The figure above describes a space with feature points scattered across the plane. For a position on the plane, the x in the figure, there is always a closest feature point. There is a second closest as well as a third and so on. The algoritm searches the plane to find them and returns the distance, the relative position and the ID number of each feature point.
Shown in the figure are also the integer lines of the plane, that is where the positions are integers in any dimension. The integer squares (cubes in three dimensions) are central in the algoritm. When we want to know the distance to the two feature points closest to the point (3.6, 5.7) we start by looking at the integer square (3, 5) and compare its feature points to each other to find the closest. Let’s say that the point (3.6, 5.7) is the x in the figure. It’s obvius that the two feature points in that square aren’t the two closest. One of them is, but the second closest belongs to the integer square (3, 6).

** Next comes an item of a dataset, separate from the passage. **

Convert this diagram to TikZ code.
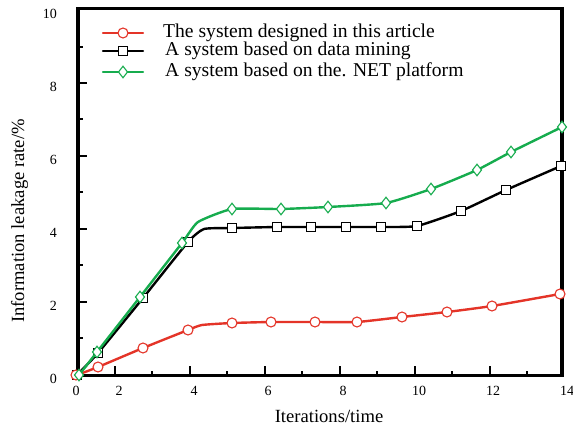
\documentclass[tikz,border=0pt]{standalone}
\usepackage{fontspec}
\setmainfont{Liberation Serif}
\usetikzlibrary{shapes.geometric}
\definecolor{cred}{RGB}{228,52,40}
\definecolor{cgreen}{RGB}{22,172,78}
\begin{document}
\begin{tikzpicture}[x=1pt,y=-1pt,
  axisline/.style={line width=3.4pt, line cap=rect},
  tickmark/.style={line width=2.6pt},
  dataline/.style={line width=2.4pt, line join=round, line cap=round},
  circmark/.style={circle, draw=cred, fill=white, line width=1.1pt, minimum size=10pt, inner sep=0pt},
  sqmark/.style={rectangle, draw=black, fill=white, line width=1.1pt, minimum size=8.5pt, inner sep=0pt},
  diamark/.style={diamond, draw=cgreen, fill=white, line width=1.1pt, minimum width=9.5pt, minimum height=12pt, inner sep=0pt},
  ticklabel/.style={font=\fontsize{14}{16}\selectfont, inner sep=0pt},
  legtext/.style={font=\fontsize{19.6}{22}\selectfont, inner sep=0pt, anchor=base west},
  axlabel/.style={font=\fontsize{18.6}{21}\selectfont, inner sep=0pt, anchor=base}]
\useasboundingbox (0,0) rectangle (573,425);

% frame
\draw[axisline] (78,8.5) rectangle (562,375.5);
% x ticks
\foreach \x in {115,190,265,340,415,490} \draw[tickmark] (\x,375) -- (\x,366);
\foreach \x in {152,227,302,377,452,527} \draw[tickmark] (\x,375) -- (\x,370.5);
% y ticks
\foreach \y in {302,229,156,83} \draw[tickmark] (78,\y) -- (87,\y);
\foreach \y in {338,265,192,119,47} \draw[tickmark] (78,\y) -- (82.5,\y);

% x tick labels
\foreach \x/\t in {76/0,119/2,194/4,268/6,343/8,419/10,493/12,567/14}
  \node[ticklabel, anchor=base] (xl\t) at (\x,395) {\t};
% y tick labels
\foreach \y/\t in {375/0,302/2,229/4,156/6,83/8,10/10}
  \node[ticklabel, anchor=east] (yl\t) at (57,\y+4) {\t};

% axis labels
\node[axlabel] (xlab) at (329,422) {Iterations/time};
\node[axlabel, rotate=90] (ylab) at (24,221) {Information leakage rate/\%};

% black series
\draw[black, dataline] plot[smooth, tension=0.3] coordinates {(77,375) (98,353) (143,298) (188,242) (204,229) (232,228) (277,227) (311,227) (346,227) (381,227) (417,226) (461,211) (506,190) (561,166)};
\foreach \p [count=\i] in {(77,375),(98,353),(143,298),(188,242),(232,228),(277,227),(311,227),(346,227),(381,227),(417,226),(461,211),(506,190),(561,166)}
  \node[sqmark] (b\i) at \p {};

% red series
\draw[cred, dataline] plot[smooth, tension=0.3] coordinates {(77,375) (98,367) (143,348) (188,330) (202,325) (232,323) (271,322) (315,322) (357,322) (402,317) (447,312) (492,306) (560,294)};
\foreach \p [count=\i] in {(76,375),(98,367),(143,348),(188,330),(232,323),(271,322),(315,322),(357,322),(402,317),(447,312),(492,306),(560,294)}
  \node[circmark] (r\i) at \p {};

% green series
\draw[cgreen, dataline] plot[smooth, tension=0.3] coordinates {(79,375) (97,352) (140,297) (182,243) (198,222) (232,209) (281,209) (328,207) (386,203) (431,189) (477,170) (511,152) (562,127)};
\foreach \p [count=\i] in {(79,375),(97,352),(140,297),(182,243),(232,209),(281,209),(328,207),(386,203),(431,189),(477,170),(511,152),(562,127)}
  \node[diamark] (g\i) at \p {};

% legend
\coordinate (lr1) at (103,33); \coordinate (lr2) at (143,33);
\draw[cred, dataline] (lr1) -- (lr2);
\node[circmark] (lrm) at (123,33) {};
\node[legtext] (lrt) at (163,37.5) {The system designed in this article};

\coordinate (lb1) at (103,51); \coordinate (lb2) at (143,51);
\draw[black, dataline] (lb1) -- (lb2);
\node[sqmark] (lbm) at (123,51) {};
\node[legtext] (lbt) at (165,56) {A system based on data mining};

\coordinate (lg1) at (103,72); \coordinate (lg2) at (143,72);
\draw[cgreen, dataline] (lg1) -- (lg2);
\node[diamark] (lgm) at (123,72) {};
\node[legtext] (lgt) at (165,76.5) {A system based on the. NET platform};
\end{tikzpicture}
\end{document}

This is no problem using the algorithm by Worley. Having found the two feature points in square (3, 5) the algorithm goes on to compare the position with its integer borders, to determine if it’s even possible that there is a closer feature point in the adjacent squares. As seen in the figure, where the distances to the two points of the center square are marked, it’s only possible to find closer feature points in the squares (4, 5), (3, 6) and (4, 6). Only these squares have to be searched. The benefit of this is efficiency. The integer line comparison is extremely fast compared to the in-square search.
Since the number of feature points to search for is variable, the number of squares having to be searched varies. The number of feature points in each square is set in the algorithm to be between none and five, and average to 2.5.